• [Data section]
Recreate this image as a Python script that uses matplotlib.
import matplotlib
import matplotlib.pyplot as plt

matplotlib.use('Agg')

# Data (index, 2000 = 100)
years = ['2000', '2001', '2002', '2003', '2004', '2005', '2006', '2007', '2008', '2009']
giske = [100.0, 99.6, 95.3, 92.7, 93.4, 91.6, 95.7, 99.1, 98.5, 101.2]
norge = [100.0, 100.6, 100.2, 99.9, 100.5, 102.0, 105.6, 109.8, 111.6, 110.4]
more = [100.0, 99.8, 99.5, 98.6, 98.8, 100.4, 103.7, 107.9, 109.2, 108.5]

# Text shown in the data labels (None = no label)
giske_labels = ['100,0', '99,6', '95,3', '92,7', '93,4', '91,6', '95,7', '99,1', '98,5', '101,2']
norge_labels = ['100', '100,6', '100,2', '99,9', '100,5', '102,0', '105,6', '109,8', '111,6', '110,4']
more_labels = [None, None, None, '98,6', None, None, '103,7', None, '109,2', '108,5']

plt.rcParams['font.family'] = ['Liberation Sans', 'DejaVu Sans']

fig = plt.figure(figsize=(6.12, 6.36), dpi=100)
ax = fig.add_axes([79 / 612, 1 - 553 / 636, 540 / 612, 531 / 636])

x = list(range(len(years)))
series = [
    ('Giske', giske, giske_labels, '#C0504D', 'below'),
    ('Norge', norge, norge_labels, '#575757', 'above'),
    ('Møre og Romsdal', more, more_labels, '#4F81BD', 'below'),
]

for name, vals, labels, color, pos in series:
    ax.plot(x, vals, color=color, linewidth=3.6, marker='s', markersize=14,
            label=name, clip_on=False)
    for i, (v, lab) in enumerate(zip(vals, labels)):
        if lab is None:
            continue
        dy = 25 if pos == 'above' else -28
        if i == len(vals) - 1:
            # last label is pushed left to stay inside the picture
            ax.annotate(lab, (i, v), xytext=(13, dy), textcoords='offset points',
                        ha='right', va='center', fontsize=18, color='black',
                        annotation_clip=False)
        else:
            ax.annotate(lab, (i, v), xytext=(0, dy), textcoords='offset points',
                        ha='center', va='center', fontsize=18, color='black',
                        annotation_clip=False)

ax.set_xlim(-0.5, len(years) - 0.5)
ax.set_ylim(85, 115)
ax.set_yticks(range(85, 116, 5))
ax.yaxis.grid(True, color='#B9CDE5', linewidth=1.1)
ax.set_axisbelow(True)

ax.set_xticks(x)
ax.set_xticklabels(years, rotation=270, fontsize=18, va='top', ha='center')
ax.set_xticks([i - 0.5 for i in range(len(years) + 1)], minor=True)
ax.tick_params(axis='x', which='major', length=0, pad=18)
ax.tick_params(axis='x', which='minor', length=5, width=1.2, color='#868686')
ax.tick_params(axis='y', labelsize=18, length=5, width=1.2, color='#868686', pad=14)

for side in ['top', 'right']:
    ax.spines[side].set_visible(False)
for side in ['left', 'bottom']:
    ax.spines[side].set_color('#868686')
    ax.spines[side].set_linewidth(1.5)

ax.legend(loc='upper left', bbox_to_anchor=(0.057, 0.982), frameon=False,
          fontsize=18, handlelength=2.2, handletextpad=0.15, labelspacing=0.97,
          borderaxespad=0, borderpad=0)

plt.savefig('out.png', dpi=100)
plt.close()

• [What you are asked to do] Only the lines from the beginning of the material to the line containing "matplotlib.use('Agg')" should be echoed, verbatim and in full.

• [The answer]
Recreate this image as a Python script that uses matplotlib.
import matplotlib
import matplotlib.pyplot as plt

matplotlib.use('Agg')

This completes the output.